■ WHAT IS ASKED:
Set down all of the data that follows word for word, without the images.

■ DATASET EXCERPT:
((
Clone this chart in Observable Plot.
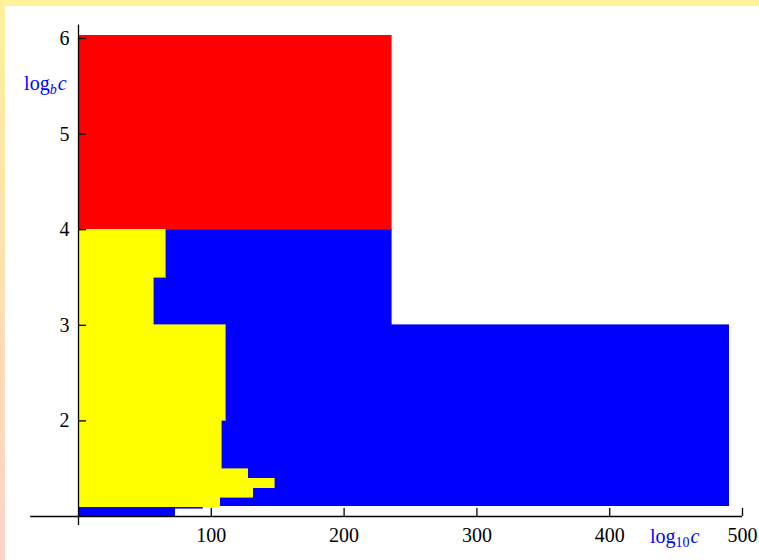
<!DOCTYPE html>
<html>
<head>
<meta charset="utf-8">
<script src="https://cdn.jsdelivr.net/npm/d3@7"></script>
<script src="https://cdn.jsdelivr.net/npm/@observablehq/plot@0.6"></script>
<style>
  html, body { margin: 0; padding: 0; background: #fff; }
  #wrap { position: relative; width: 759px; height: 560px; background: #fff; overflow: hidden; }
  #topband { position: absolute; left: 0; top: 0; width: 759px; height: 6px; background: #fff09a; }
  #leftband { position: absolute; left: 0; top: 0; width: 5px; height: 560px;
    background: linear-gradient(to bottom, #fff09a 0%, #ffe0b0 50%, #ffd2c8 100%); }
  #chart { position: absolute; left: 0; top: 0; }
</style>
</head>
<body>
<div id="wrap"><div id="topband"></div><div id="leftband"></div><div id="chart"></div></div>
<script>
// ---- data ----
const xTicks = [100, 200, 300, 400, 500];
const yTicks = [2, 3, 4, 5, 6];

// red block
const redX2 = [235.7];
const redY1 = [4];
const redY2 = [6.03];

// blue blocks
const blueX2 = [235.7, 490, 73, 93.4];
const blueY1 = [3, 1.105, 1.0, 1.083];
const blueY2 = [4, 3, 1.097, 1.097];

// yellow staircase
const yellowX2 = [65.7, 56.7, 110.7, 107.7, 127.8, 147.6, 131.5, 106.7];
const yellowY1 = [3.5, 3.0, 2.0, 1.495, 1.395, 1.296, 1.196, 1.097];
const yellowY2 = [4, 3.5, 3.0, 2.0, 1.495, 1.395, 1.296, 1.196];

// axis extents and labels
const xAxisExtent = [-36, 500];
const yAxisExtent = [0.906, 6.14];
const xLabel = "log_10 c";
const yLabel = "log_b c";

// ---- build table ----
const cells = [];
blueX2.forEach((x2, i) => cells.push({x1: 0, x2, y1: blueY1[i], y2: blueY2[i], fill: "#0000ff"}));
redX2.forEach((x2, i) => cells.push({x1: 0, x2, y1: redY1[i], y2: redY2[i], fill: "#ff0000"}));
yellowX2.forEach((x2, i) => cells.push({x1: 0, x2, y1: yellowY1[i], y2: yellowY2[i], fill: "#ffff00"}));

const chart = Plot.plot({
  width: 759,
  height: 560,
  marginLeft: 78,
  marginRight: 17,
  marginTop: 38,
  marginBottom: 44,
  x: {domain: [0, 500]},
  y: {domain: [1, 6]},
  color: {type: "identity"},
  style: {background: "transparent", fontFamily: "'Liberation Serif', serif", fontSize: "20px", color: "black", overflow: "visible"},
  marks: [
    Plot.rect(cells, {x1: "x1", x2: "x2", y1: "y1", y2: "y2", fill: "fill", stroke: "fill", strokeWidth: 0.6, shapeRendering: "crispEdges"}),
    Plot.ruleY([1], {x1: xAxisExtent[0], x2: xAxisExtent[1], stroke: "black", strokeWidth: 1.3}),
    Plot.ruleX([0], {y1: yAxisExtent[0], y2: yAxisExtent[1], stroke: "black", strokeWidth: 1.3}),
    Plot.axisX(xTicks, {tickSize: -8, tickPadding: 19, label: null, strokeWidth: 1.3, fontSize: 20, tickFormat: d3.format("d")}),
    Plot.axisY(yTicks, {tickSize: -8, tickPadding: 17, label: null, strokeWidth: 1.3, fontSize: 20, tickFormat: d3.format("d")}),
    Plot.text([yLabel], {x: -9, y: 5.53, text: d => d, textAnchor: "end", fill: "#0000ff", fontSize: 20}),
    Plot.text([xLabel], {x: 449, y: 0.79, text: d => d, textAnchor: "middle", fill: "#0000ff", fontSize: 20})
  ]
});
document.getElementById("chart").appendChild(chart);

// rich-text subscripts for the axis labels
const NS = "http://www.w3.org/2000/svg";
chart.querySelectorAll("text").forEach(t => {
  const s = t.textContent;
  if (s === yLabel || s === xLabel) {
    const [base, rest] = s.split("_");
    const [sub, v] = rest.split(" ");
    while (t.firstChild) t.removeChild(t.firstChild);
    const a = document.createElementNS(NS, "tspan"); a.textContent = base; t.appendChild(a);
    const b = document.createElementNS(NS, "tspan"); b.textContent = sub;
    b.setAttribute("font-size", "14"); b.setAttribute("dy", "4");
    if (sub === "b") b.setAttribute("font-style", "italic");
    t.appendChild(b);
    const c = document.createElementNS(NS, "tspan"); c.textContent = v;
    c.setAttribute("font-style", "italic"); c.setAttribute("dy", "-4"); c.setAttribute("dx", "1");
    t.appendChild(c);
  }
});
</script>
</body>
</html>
))
■ ANSWER TO THIS TASK:
Clone this chart in Observable Plot.
<!DOCTYPE html>
<html>
<head>
<meta charset="utf-8">
<script src="https://cdn.jsdelivr.net/npm/d3@7"></script>
<script src="https://cdn.jsdelivr.net/npm/@observablehq/plot@0.6"></script>
<style>
  html, body { margin: 0; padding: 0; background: #fff; }
  #wrap { position: relative; width: 759px; height: 560px; background: #fff; overflow: hidden; }
  #topband { position: absolute; left: 0; top: 0; width: 759px; height: 6px; background: #fff09a; }
  #leftband { position: absolute; left: 0; top: 0; width: 5px; height: 560px;
    background: linear-gradient(to bottom, #fff09a 0%, #ffe0b0 50%, #ffd2c8 100%); }
  #chart { position: absolute; left: 0; top: 0; }
</style>
</head>
<body>
<div id="wrap"><div id="topband"></div><div id="leftband"></div><div id="chart"></div></div>
<script>
// ---- data ----
const xTicks = [100, 200, 300, 400, 500];
const yTicks = [2, 3, 4, 5, 6];

// red block
const redX2 = [235.7];
const redY1 = [4];
const redY2 = [6.03];

// blue blocks
const blueX2 = [235.7, 490, 73, 93.4];
const blueY1 = [3, 1.105, 1.0, 1.083];
const blueY2 = [4, 3, 1.097, 1.097];

// yellow staircase
const yellowX2 = [65.7, 56.7, 110.7, 107.7, 127.8, 147.6, 131.5, 106.7];
const yellowY1 = [3.5, 3.0, 2.0, 1.495, 1.395, 1.296, 1.196, 1.097];
const yellowY2 = [4, 3.5, 3.0, 2.0, 1.495, 1.395, 1.296, 1.196];

// axis extents and labels
const xAxisExtent = [-36, 500];
const yAxisExtent = [0.906, 6.14];
const xLabel = "log_10 c";
const yLabel = "log_b c";

// ---- build table ----
const cells = [];
blueX2.forEach((x2, i) => cells.push({x1: 0, x2, y1: blueY1[i], y2: blueY2[i], fill: "#0000ff"}));
redX2.forEach((x2, i) => cells.push({x1: 0, x2, y1: redY1[i], y2: redY2[i], fill: "#ff0000"}));
yellowX2.forEach((x2, i) => cells.push({x1: 0, x2, y1: yellowY1[i], y2: yellowY2[i], fill: "#ffff00"}));

const chart = Plot.plot({
  width: 759,
  height: 560,
  marginLeft: 78,
  marginRight: 17,
  marginTop: 38,
  marginBottom: 44,
  x: {domain: [0, 500]},
  y: {domain: [1, 6]},
  color: {type: "identity"},
  style: {background: "transparent", fontFamily: "'Liberation Serif', serif", fontSize: "20px", color: "black", overflow: "visible"},
  marks: [
    Plot.rect(cells, {x1: "x1", x2: "x2", y1: "y1", y2: "y2", fill: "fill", stroke: "fill", strokeWidth: 0.6, shapeRendering: "crispEdges"}),
    Plot.ruleY([1], {x1: xAxisExtent[0], x2: xAxisExtent[1], stroke: "black", strokeWidth: 1.3}),
    Plot.ruleX([0], {y1: yAxisExtent[0], y2: yAxisExtent[1], stroke: "black", strokeWidth: 1.3}),
    Plot.axisX(xTicks, {tickSize: -8, tickPadding: 19, label: null, strokeWidth: 1.3, fontSize: 20, tickFormat: d3.format("d")}),
    Plot.axisY(yTicks, {tickSize: -8, tickPadding: 17, label: null, strokeWidth: 1.3, fontSize: 20, tickFormat: d3.format("d")}),
    Plot.text([yLabel], {x: -9, y: 5.53, text: d => d, textAnchor: "end", fill: "#0000ff", fontSize: 20}),
    Plot.text([xLabel], {x: 449, y: 0.79, text: d => d, textAnchor: "middle", fill: "#0000ff", fontSize: 20})
  ]
});
document.getElementById("chart").appendChild(chart);

// rich-text subscripts for the axis labels
const NS = "http://www.w3.org/2000/svg";
chart.querySelectorAll("text").forEach(t => {
  const s = t.textContent;
  if (s === yLabel || s === xLabel) {
    const [base, rest] = s.split("_");
    const [sub, v] = rest.split(" ");
    while (t.firstChild) t.removeChild(t.firstChild);
    const a = document.createElementNS(NS, "tspan"); a.textContent = base; t.appendChild(a);
    const b = document.createElementNS(NS, "tspan"); b.textContent = sub;
    b.setAttribute("font-size", "14"); b.setAttribute("dy", "4");
    if (sub === "b") b.setAttribute("font-style", "italic");
    t.appendChild(b);
    const c = document.createElementNS(NS, "tspan"); c.textContent = v;
    c.setAttribute("font-style", "italic"); c.setAttribute("dy", "-4"); c.setAttribute("dx", "1");
    t.appendChild(c);
  }
});
</script>
</body>
</html>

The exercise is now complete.